GIVEN ENTRIES:
++++++

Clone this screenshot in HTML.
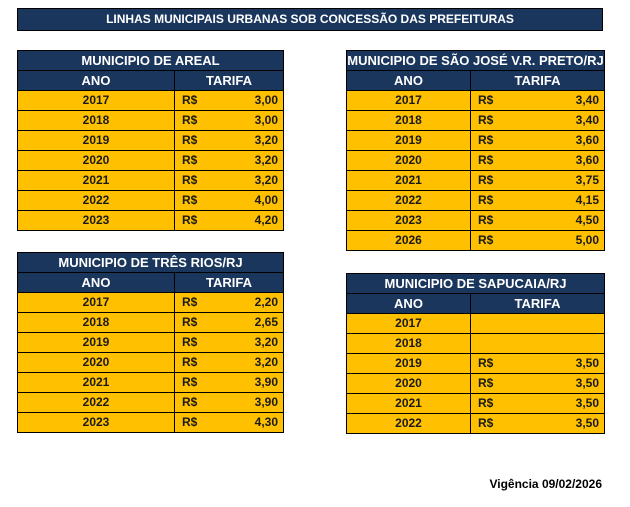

++++++

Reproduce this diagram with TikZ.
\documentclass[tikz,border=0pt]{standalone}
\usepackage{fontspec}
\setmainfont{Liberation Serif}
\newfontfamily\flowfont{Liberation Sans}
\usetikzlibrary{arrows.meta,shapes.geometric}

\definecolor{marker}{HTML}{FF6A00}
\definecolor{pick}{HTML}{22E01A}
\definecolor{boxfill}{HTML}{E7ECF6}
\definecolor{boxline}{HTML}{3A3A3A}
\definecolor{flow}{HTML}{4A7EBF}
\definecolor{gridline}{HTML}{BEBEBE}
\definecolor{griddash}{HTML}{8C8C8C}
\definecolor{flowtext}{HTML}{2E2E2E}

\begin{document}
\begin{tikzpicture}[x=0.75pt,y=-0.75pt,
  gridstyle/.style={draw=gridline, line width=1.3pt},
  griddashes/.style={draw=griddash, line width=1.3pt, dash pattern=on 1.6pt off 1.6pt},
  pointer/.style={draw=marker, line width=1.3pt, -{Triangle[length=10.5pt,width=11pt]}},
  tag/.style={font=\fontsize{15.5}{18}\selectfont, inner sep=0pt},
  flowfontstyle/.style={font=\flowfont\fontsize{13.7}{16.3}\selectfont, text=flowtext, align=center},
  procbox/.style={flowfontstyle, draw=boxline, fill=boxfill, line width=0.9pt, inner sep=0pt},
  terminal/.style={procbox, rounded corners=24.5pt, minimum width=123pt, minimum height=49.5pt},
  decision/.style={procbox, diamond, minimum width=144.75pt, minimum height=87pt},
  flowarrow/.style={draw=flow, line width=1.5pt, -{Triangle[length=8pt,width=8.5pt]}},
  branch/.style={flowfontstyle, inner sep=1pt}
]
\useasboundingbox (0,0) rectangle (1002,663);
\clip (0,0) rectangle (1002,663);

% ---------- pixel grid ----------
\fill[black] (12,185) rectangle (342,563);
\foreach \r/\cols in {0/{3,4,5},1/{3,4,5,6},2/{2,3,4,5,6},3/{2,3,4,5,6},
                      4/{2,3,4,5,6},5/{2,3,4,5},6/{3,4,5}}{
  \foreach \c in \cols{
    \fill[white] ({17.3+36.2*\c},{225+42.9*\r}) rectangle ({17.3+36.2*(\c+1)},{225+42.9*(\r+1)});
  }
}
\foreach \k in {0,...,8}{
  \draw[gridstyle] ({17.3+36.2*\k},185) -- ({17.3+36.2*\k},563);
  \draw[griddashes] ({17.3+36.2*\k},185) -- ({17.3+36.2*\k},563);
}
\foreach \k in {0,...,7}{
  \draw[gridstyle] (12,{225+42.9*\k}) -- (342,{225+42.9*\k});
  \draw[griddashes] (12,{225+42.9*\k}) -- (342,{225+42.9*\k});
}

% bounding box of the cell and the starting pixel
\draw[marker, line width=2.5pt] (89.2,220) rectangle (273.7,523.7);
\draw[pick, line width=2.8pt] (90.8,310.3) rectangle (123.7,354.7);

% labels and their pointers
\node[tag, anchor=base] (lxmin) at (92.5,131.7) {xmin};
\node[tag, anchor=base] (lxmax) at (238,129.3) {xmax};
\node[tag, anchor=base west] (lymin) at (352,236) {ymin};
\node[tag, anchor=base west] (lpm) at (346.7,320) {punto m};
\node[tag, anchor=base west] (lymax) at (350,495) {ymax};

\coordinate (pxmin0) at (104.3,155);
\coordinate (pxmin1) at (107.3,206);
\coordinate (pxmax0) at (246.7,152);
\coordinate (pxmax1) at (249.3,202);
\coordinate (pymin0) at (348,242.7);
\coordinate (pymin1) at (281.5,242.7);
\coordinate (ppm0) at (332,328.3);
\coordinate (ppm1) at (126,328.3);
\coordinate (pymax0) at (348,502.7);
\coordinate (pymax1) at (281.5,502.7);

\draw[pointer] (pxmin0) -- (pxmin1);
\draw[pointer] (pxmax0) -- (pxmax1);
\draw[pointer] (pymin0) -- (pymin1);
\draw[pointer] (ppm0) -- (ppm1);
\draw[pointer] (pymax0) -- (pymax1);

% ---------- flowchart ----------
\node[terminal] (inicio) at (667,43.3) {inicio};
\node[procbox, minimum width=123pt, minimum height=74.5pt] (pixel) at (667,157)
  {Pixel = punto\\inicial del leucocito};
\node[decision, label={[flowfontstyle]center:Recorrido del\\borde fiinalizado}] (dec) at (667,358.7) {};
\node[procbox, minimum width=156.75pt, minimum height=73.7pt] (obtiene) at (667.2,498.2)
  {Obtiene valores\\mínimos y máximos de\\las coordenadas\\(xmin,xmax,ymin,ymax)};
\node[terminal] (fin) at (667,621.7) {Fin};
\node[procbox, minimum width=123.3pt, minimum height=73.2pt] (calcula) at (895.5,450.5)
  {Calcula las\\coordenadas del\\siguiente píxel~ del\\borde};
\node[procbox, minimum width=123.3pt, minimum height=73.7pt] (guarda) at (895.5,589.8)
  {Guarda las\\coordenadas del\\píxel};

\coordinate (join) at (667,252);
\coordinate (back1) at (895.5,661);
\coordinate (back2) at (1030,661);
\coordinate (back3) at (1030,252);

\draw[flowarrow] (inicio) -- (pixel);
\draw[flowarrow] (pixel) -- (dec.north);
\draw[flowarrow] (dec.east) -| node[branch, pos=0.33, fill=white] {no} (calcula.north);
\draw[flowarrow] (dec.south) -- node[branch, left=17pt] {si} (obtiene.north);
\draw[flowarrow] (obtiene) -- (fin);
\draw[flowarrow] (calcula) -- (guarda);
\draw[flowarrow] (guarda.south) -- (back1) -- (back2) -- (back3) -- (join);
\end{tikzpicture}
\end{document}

++++++

TASK INSTRUCTIONS:
Among the records above, extract exactly the lines from the line with "Reproduce this diagram with TikZ." to the line with "(90.8,310.3) rectangle (123.7,354.7);", both lines included, and leave out the rest.

RESPONSE BELOW:
Reproduce this diagram with TikZ.
\documentclass[tikz,border=0pt]{standalone}
\usepackage{fontspec}
\setmainfont{Liberation Serif}
\newfontfamily\flowfont{Liberation Sans}
\usetikzlibrary{arrows.meta,shapes.geometric}

\definecolor{marker}{HTML}{FF6A00}
\definecolor{pick}{HTML}{22E01A}
\definecolor{boxfill}{HTML}{E7ECF6}
\definecolor{boxline}{HTML}{3A3A3A}
\definecolor{flow}{HTML}{4A7EBF}
\definecolor{gridline}{HTML}{BEBEBE}
\definecolor{griddash}{HTML}{8C8C8C}
\definecolor{flowtext}{HTML}{2E2E2E}

\begin{document}
\begin{tikzpicture}[x=0.75pt,y=-0.75pt,
  gridstyle/.style={draw=gridline, line width=1.3pt},
  griddashes/.style={draw=griddash, line width=1.3pt, dash pattern=on 1.6pt off 1.6pt},
  pointer/.style={draw=marker, line width=1.3pt, -{Triangle[length=10.5pt,width=11pt]}},
  tag/.style={font=\fontsize{15.5}{18}\selectfont, inner sep=0pt},
  flowfontstyle/.style={font=\flowfont\fontsize{13.7}{16.3}\selectfont, text=flowtext, align=center},
  procbox/.style={flowfontstyle, draw=boxline, fill=boxfill, line width=0.9pt, inner sep=0pt},
  terminal/.style={procbox, rounded corners=24.5pt, minimum width=123pt, minimum height=49.5pt},
  decision/.style={procbox, diamond, minimum width=144.75pt, minimum height=87pt},
  flowarrow/.style={draw=flow, line width=1.5pt, -{Triangle[length=8pt,width=8.5pt]}},
  branch/.style={flowfontstyle, inner sep=1pt}
]
\useasboundingbox (0,0) rectangle (1002,663);
\clip (0,0) rectangle (1002,663);

% ---------- pixel grid ----------
\fill[black] (12,185) rectangle (342,563);
\foreach \r/\cols in {0/{3,4,5},1/{3,4,5,6},2/{2,3,4,5,6},3/{2,3,4,5,6},
                      4/{2,3,4,5,6},5/{2,3,4,5},6/{3,4,5}}{
  \foreach \c in \cols{
    \fill[white] ({17.3+36.2*\c},{225+42.9*\r}) rectangle ({17.3+36.2*(\c+1)},{225+42.9*(\r+1)});
  }
}
\foreach \k in {0,...,8}{
  \draw[gridstyle] ({17.3+36.2*\k},185) -- ({17.3+36.2*\k},563);
  \draw[griddashes] ({17.3+36.2*\k},185) -- ({17.3+36.2*\k},563);
}
\foreach \k in {0,...,7}{
  \draw[gridstyle] (12,{225+42.9*\k}) -- (342,{225+42.9*\k});
  \draw[griddashes] (12,{225+42.9*\k}) -- (342,{225+42.9*\k});
}

% bounding box of the cell and the starting pixel
\draw[marker, line width=2.5pt] (89.2,220) rectangle (273.7,523.7);
\draw[pick, line width=2.8pt] (90.8,310.3) rectangle (123.7,354.7);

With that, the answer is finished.